Audience publique du 1er juillet 2020

Cassation

M. HUGLO, conseiller doyen

faisant fonction de président

Arrêt n° 549 F-D

Pourvoi n° W 18-24.011

R É P U B L I Q U E F R A N Ç A I S E

_________________________

AU NOM DU PEUPLE FRANÇAIS

_________________________

ARRÊT DE LA COUR DE CASSATION, CHAMBRE SOCIALE, DU 1ER JUILLET 2020

M. P… Z…, domicilié chez Mme Z…, […] , a formé le pourvoi n° W 18-24.011 contre l’arrêt rendu le 5 septembre 2018 par la cour d’appel de Paris (pôle 6, chambre 6), dans le litige l’opposant à la société […], société par actions simplifiée, dont le siège est […] , défenderesse à la cassation.

Le demandeur invoque, à l’appui de son pourvoi, le moyen unique de cassation annexé au présent arrêt.

Le dossier a été communiqué au procureur général.

Sur le rapport de M. Rinuy, conseiller, les observations de la SCP Delvolvé et Trichet, avocat de M. Z…, de la SCP Gatineau, Fattaccini et Rebeyrol, avocat de la société […], et après débats en l’audience publique du 20 mai 2020 où étaient présents M. Huglo, conseiller doyen faisant fonction de président, M. Rinuy, conseiller rapporteur, Mme Pécaut-Rivolier, conseiller, et Mme Pontonnier, greffier de chambre,

la chambre sociale de la Cour de cassation, composée des président et conseillers précités, après en avoir délibéré conformément à la loi, a rendu le présent arrêt.

Faits et procédure

1. Selon l’arrêt attaqué (Paris, 5 septembre 2018), M. Z… a été engagé par la société BDF Nivéa, devenue par la suite la société […], suivant contrat de travail à durée indéterminée à compter du 1er septembre 1986, en qualité de chef de secteur.
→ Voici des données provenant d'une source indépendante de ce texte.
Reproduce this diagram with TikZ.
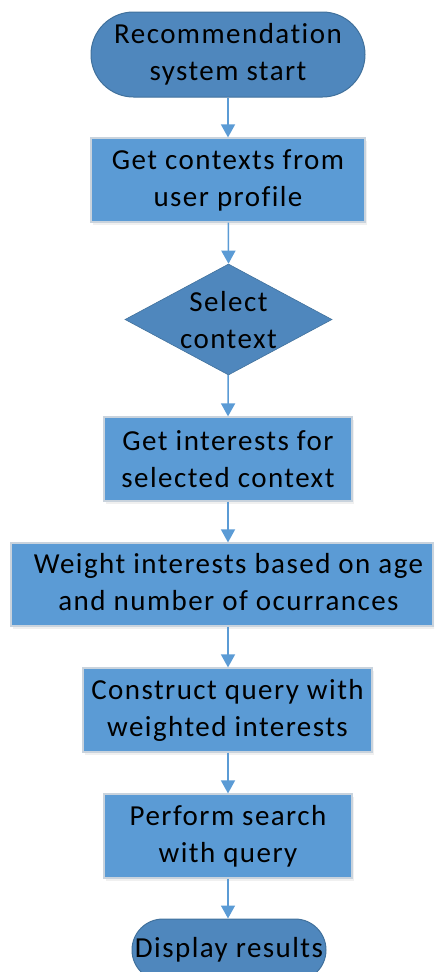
\documentclass[tikz,border=0pt]{standalone}
\usepackage{fontspec}
\setmainfont[Ligatures=NoCommon, LetterSpace=5]{Carlito}
\usetikzlibrary{arrows.meta,shapes.geometric,shadows}

\definecolor{termfill}{HTML}{4F87BD}
\definecolor{termline}{HTML}{41719C}
\definecolor{procfill}{HTML}{5B9BD5}
\definecolor{procline}{HTML}{C9D3DD}
\definecolor{flowline}{HTML}{5B9BD5}

\tikzset{
  chart/.style={font=\fontsize{29}{37}\selectfont, align=center, text=black, inner sep=0pt},
  terminal/.style={chart, draw=termline, fill=termfill, line width=1pt},
  process/.style={chart, draw=procline, fill=procfill, line width=1.2pt,
    drop shadow={opacity=0.12, shadow xshift=1.5pt, shadow yshift=-2.5pt}},
  decision/.style={chart, shape=diamond, draw=termline, fill=termfill, line width=0.6pt},
  flow/.style={draw=flowline, line width=1.5pt, -{Triangle[width=14pt,length=13pt]}}
}

\begin{document}
\begin{tikzpicture}[x=1pt,y=-1pt]
  \useasboundingbox (0,0) rectangle (434,972);
  \clip (0,0) rectangle (434,972);

  % start terminator
  \node[terminal, minimum width=274pt, minimum height=85pt, rounded corners=42.5pt]
    (start) at (228,54.5) {Recommendation\\system start};

  % processing steps
  \node[process, minimum width=274pt, minimum height=84pt]
    (contexts) at (228,180) {Get contexts from\\user profile};

  % decision: the label is smashed so the diamond keeps its given size
  \node[decision, minimum width=207pt, minimum height=111pt]
    (select) at (228.5,319.5) {\smash{\makebox[0pt]{\raisebox{-9pt}{\begin{tabular}{@{}c@{}}Select\\context\end{tabular}}}}};

  \node[process, minimum width=248pt, minimum height=84pt]
    (interests) at (228,459) {Get interests for\\selected context};

  % wide step: its text sits on the flow axis, a little right of the box centre
  \node[process, minimum width=422pt, minimum height=83pt]
    (weight) at (222,584.5) {\hspace*{13pt}\begin{tabular}{@{}c@{}}Weight interests based on age\\and number of ocurrances\end{tabular}};

  \node[process, minimum width=289pt, minimum height=84pt]
    (query) at (227.5,710) {Construct query with\\weighted interests};

  \node[process, minimum width=248pt, minimum height=84pt]
    (search) at (228,836) {Perform search\\with query};

  % end terminator
  \node[terminal, minimum width=194pt, minimum height=62pt, rounded corners=31pt]
    (display) at (229,950) {Display results};

  % connectors
  \draw[flow] (start.south -| contexts.north) -- (contexts.north);
  \draw[flow] (contexts) -- (select.north);
  \draw[flow] (select) -- (interests.north);
  \draw[flow] (interests.south) -- (interests.south |- weight.north);
  \draw[flow] (interests.south |- weight.south) -- (interests.south |- query.north);
  \draw[flow] (interests.south |- query.south) -- (search.north);
  \draw[flow] (search.south) -- (search.south |- display.north);
\end{tikzpicture}
\end{document}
Par avenant signé le 21 août 2002, le salarié a été détaché auprès de la société […] pour la période comprise entre le 1er septembre 2002 et le 31 août 2005, en qualité de « middle east Nivéa beauté marketing and sales manager ». Par un second avenant signé le 22 août 2002, il était précisé que ce détachement pourrait être prolongé pour une durée de deux ans. Par avenant signé le 29 juin 2005, le détachement du salarié auprès de la société […] a été prolongé pour une durée de deux ans, soit jusqu’au 31 août 2007. Informé, le 2 janvier 2006, des intentions de la société […] de le promouvoir en qualité de « marketing director BDFME », le salarié a, par courriel du 31 octobre 2006, exprimé à la société […] le souhait de mettre fin à son contrat de travail. Le 25 juin 2009, il a signé un contrat de travail avec la société […], avec prise d’effet au 1er septembre 2006, pour le poste de ''marketing director''. Par lettre du 28 mai 2013, il a été licencié par la société […] avec laquelle il a conclu, le 18 mars 2014, un protocole transactionnel.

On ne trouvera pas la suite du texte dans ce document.